ひもの部分も濡れても壊れない紙製のひもを開発するという徹底ぶりで、とにかくリサイクル材だけで商品を持って帰らせることを実現しました。
あとはチップの開発者から「こういうチップを採用すれば、Macの電力を思いっきり減らして、カーボンフットプリントの減少に貢献できるんじゃないですか」と言われ、2020年にはAppleシリコンに移行します。それで「省電力なんだけど超高性能」というポジションを取っていくことができたり。
そういうかたちで、世界中のいろいろな部門の人たちから彼女のもとにメールが届く。「そのアイデアを精査して実現していくのが楽しい」と彼女は話しています。
あんなに巨大な会社なんですけど、全社一丸となって環境対策に取り組み、アイデアが思いついたらすぐ役員にメールしちゃう環境は非常に特殊であり、でもそれがモチベーションになっているなと思っています。
Appleは「SDGs」という言葉を一切使わない
徳本:世界中からアイデアが集まってくる。アイデアが集まるところまでは作れるかもしれないですけど、それを行動に移すところ。
それも環境というパーパスの軸のもと、全員が行動に移していって、結局それがコストコントロールやイノベーティブなことになっていく。もしくは顧客をファンにしていくことにつながっていくわけですよね。

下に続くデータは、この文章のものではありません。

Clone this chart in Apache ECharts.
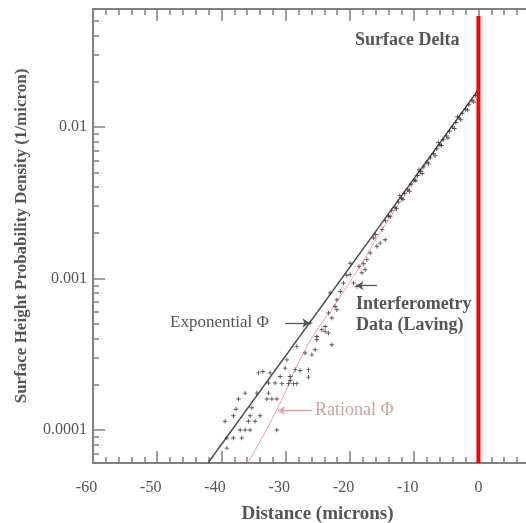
<!DOCTYPE html>
<html><head><meta charset="utf-8">
<script src="https://cdn.jsdelivr.net/npm/echarts@6/dist/echarts.min.js"></script>
<style>html,body{margin:0;padding:0;background:#fff}#c{width:526px;height:523px}</style>
</head><body><div id="c"></div>
<script>
// Interferometry data (Laving): [distance (microns), density (1/micron)]
const interferometryData = [
  [-34.25,2.38e-4],[-33.57,2.43e-4],[-32.43,2.38e-4],[-30.09,2.56e-4],[-28.53,2.50e-4],[-27.76,2.47e-4],
  [-26.46,2.50e-4],[-26.46,2.23e-4],[-30.87,2.25e-4],[-29.31,2.25e-4],[-32.69,2.04e-4],[-31.65,2.04e-4],
  [-30.61,2.02e-4],[-29.58,2.02e-4],[-28.8,2.02e-4],[-28.27,2.02e-4],[-29.31,2.12e-4],[-36.32,1.75e-4],
  [-34.5,1.75e-4],[-32.69,1.75e-4],[-37.37,1.60e-4],[-32.94,1.60e-4],[-32.16,1.60e-4],[-31.39,1.60e-4],
  [-37.73,1.37e-4],[-35.28,1.40e-4],[-38.15,1.24e-4],[-35.55,1.24e-4],[-33.99,1.24e-4],[-39.44,1.14e-4],
  [-35.81,1.14e-4],[-34.77,1.14e-4],[-37.1,1.0e-4],[-36.32,1.0e-4],[-35.55,1.0e-4],[-31.39,1.0e-4],
  [-39.17,8.84e-5],[-38.15,8.84e-5],[-36.84,8.84e-5],[-39.17,7.59e-5],[-28.27,3.56e-4],[-26.98,3.22e-4],
  [-25.93,3.13e-4],[-29.83,2.90e-4],
  [-26.2,5.08e-4],[-25.16,3.94e-4],[-25.42,3.38e-4],[-23.86,4.47e-4],[-23.35,4.36e-4],[-22.82,3.65e-4],
  [-22.04,6.21e-4],[-19.97,1.26e-3],[-21.01,9.33e-4],[-19.45,9.33e-4],[-18.93,8.85e-4],[-18.15,1.09e-3],
  [-17.63,1.14e-3],[-23.08,8.01e-4],[-22.04,7.23e-4],[-22.31,6.53e-4],[-23.35,5.91e-4],[-22.82,5.48e-4],
  [-24.38,4.58e-4],[-25.16,4.14e-4],[-23.86,4.82e-4],[-17.37,1.33e-3],[-16.85,1.47e-3],[-15.81,1.63e-3],
  [-15.3,1.71e-3],[-14.52,1.80e-3],[-19.97,1.06e-3],[-16.3,1.85e-3],[-15.0,2.10e-3],[-14.5,2.40e-3],
  [-16.0,1.95e-3],[-17.9,1.25e-3],[-18.6,1.20e-3],[-20.5,1.05e-3],[-21.5,8.2e-4],
  [-14.0,2.58e-3],[-13.5,2.80e-3],[-13.0,2.95e-3],[-12.5,3.20e-3],[-12.0,3.38e-3],[-11.5,3.65e-3],
  [-11.0,3.85e-3],[-10.5,4.18e-3],[-10.0,4.45e-3],[-9.5,4.78e-3],[-9.0,5.08e-3],[-8.5,5.45e-3],
  [-8.0,5.85e-3],[-7.5,6.25e-3],[-7.0,6.68e-3],[-6.5,7.18e-3],[-6.0,7.62e-3],[-5.5,8.22e-3],
  [-5.0,8.72e-3],[-4.5,9.35e-3],[-4.0,1.00e-2],[-3.5,1.07e-2],[-3.0,1.15e-2],[-2.5,1.23e-2],
  [-2.0,1.31e-2],[-1.5,1.40e-2],[-1.0,1.50e-2],[-0.5,1.61e-2],[-0.2,1.68e-2],
  [-13.75,2.55e-3],[-12.75,2.88e-3],[-11.75,3.33e-3],[-10.75,3.76e-3],[-9.75,4.41e-3],[-8.75,4.93e-3],
  [-7.75,5.70e-3],[-6.75,6.45e-3],[-5.75,7.54e-3],[-4.75,8.45e-3],[-3.75,9.76e-3],[-2.75,1.116e-2],
  [-1.75,1.292e-2],[-0.75,1.461e-2],
  [-12.25,3.52e-3],[-9.25,5.21e-3],[-6.25,7.88e-3],[-3.25,1.167e-2]
];
const exponentialPhi = [[-42.1,6.05e-5],[0,0.0176]];
const rationalPhi = [[-35.9,6.05e-5],[-31.4,1.355e-4],[-26.7,3.55e-4],[-22.0,7.08e-4],[-18.9,1.12e-3],
  [-15.3,2.0e-3],[-10,4.37e-3],[-5,8.91e-3],[0,0.0174]];
const surfaceDelta = [[0,6.05e-5],[0,0.054]];
const yTickValues = [0.0001,0.001,0.01];
const yTickLabels = ['0.0001','0.001','0.01'];
const xTickValues = [-60,-50,-40,-30,-20,-10,0];
const xTickLabels = ['-60','-50','-40','-30','-20','-10','0'];

const Y_MIN = Math.log10(6.05e-5), Y_MAX = Math.log10(0.060);
const X_MIN = -60, X_MAX = 7.4;
const L = v => Math.log10(v);
const toLog = arr => arr.map(p => [p[0], L(p[1])]);

const xMinor = [];
for (let x = -58; x <= 6; x += 2) if (x % 10 !== 0) xMinor.push(x);
const yMinor = [];
for (let n = -5; n <= -2; n++) for (let k = 2; k <= 9; k++) {
  const v = L(k * Math.pow(10, n));
  if (v > Y_MIN && v < Y_MAX) yMinor.push(v);
}
const axisColor = '#808080';
const serif = '"Liberation Serif", "DejaVu Serif", serif';

function xAx(pos, major, labels) {
  return {
    type: 'value', min: X_MIN, max: X_MAX, position: pos,
    axisLine: { show: major, onZero: false, lineStyle: { color: axisColor, width: 2 } },
    axisTick: { show: true, inside: true, length: major ? 12 : 6, customValues: major ? xTickValues : xMinor,
      lineStyle: { color: axisColor, width: 1.5 } },
    axisLabel: labels ? { show: true, customValues: xTickValues, margin: 17,
      formatter: v => { const i = xTickValues.indexOf(Math.round(v)); if (i < 0) return '';
        return xTickValues[i] < 0 ? '{n|' + xTickLabels[i] + '}' : '{z|' + xTickLabels[i] + '}'; },
      rich: { n: { padding: [0, 13, 0, 0], color: '#555', fontSize: 16, fontFamily: serif },
              z: { color: '#555', fontSize: 16, fontFamily: serif } },
      color: '#555', fontSize: 16, fontFamily: serif } : { show: false },
    splitLine: { show: false },
    name: labels ? 'Distance (microns)' : '', nameLocation: 'middle', nameGap: 42,
    nameTextStyle: { fontFamily: serif, fontWeight: 'bold', fontSize: 19, color: '#555', padding: [0,0,0,16] }
  };
}
function yAx(major) {
  return {
    type: 'value', min: Y_MIN, max: Y_MAX, position: 'left',
    axisLine: { show: major, onZero: false, lineStyle: { color: axisColor, width: 2 } },
    axisTick: { show: true, inside: true, length: major ? 12 : 6,
      customValues: major ? yTickValues.map(L) : yMinor, lineStyle: { color: axisColor, width: 1.5 } },
    axisLabel: major ? { show: true, customValues: yTickValues.map(L), margin: 6,
      formatter: v => { for (let i = 0; i < yTickValues.length; i++) if (Math.abs(L(yTickValues[i]) - v) < 1e-6) return yTickLabels[i]; return ''; },
      color: '#555', fontSize: 16, fontFamily: serif } : { show: false },
    splitLine: { show: false },
    name: major ? 'Surface Height Probability Density (1/micron)' : '', nameLocation: 'middle', nameGap: 63,
    nameTextStyle: { fontFamily: serif, fontWeight: 'bold', fontSize: 17, color: '#555' }
  };
}

const chart = echarts.init(document.getElementById('c'), null, { renderer: 'canvas' });
chart.setOption({
  animation: false,
  backgroundColor: '#fff',
  grid: { left: 93, right: 0, top: 9, bottom: 60, containLabel: false, outerBoundsMode: 'none' },
  xAxis: [xAx('bottom', true, true), xAx('bottom', false, false), xAx('top', true, false), xAx('top', false, false)],
  yAxis: [yAx(true), yAx(false)],
  series: [
    { type: 'line', name: 'Exponential', data: toLog(exponentialPhi), showSymbol: false, symbol: 'none',
      lineStyle: { color: '#4a4a4a', width: 1.4 }, z: 3,
      markLine: { silent: true, symbol: ['none', 'arrow'], symbolSize: 7, label: { show: false },
        lineStyle: { color: '#555', width: 1.3, type: 'solid' },
        data: [
          [{ coord: [-30.09, -3.294] }, { coord: [-26.3, -3.294] }],
          [{ coord: [-15.82, -3.048] }, { coord: [-19.0, -3.048] }],
          [{ coord: [-25.89, -3.873], lineStyle: { color: '#d9a9a9' } }, { coord: [-31.2, -3.873] }]
        ] } },
    { type: 'line', name: 'Rational', data: toLog(rationalPhi), smooth: true, showSymbol: false, symbol: 'none',
      lineStyle: { color: '#e3a3a3', width: 1 }, z: 2 },
    { type: 'scatter', name: 'Interferometry', data: toLog(interferometryData),
      symbol: 'path://M0,2L5,2L5,3L0,3Z M2,0L3,0L3,5L2,5Z', symbolSize: 4.5,
      itemStyle: { color: '#2a2a2a' }, z: 4 },
    { type: 'line', name: 'Surface Delta', data: toLog(surfaceDelta), showSymbol: false, symbol: 'none',
      lineStyle: { color: '#ff0000', width: 4 }, z: 5 }
  ],
  graphic: [
    { type: 'text', left: 355, top: 31, style: { text: 'Surface Delta', font: 'bold 18px ' + serif, fill: '#555' } },
    { type: 'text', left: 356, top: 295, style: { text: 'Interferometry', font: 'bold 18px ' + serif, fill: '#555' } },
    { type: 'text', left: 356, top: 316, style: { text: 'Data (Laving)', font: 'bold 18px ' + serif, fill: '#555' } },
    { type: 'text', left: 170, top: 314, style: { text: 'Exponential Φ', font: '17px ' + serif, fill: '#555' } },
    { type: 'text', left: 315, top: 401, style: { text: 'Rational Φ', font: '18px ' + serif, fill: '#cfa3a3' } }
  ]
});
</script></body></html>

それをグローバルでやっていける体制を作っているのがAppleです。でもこれは、今、日本の経営者や会社では、なかなかやれていないと思うんです。さっき松村さんが言っていましたけど、もっと見習ってもいいんじゃないかなと思います。
経営陣の誰もが「環境に優しい」というメッセージは言いたい。「SDGsだ」と言いたいけど、じゃあ裏打ちした時に「何をやっているんでしたっけ?」と聞くと「いやぁ……」となりかねないので(笑)。
松村:そうなんですよね。Appleは投資家向けにESG(持続可能な企業経営や投資活動)という言葉は使うんですが、SDGsという言葉は1回も使ったことがないんですよね。
だいたい自社で基準を持ってやっている会社は、SDGsという言葉を嫌っていたりするんですが、AppleはSDGsとは一言も言わない。「誰かに決めてもらったことじゃなくて、自分で決めて取り組んでいますよ」という姿勢を強くアピールしているのかなと思いました。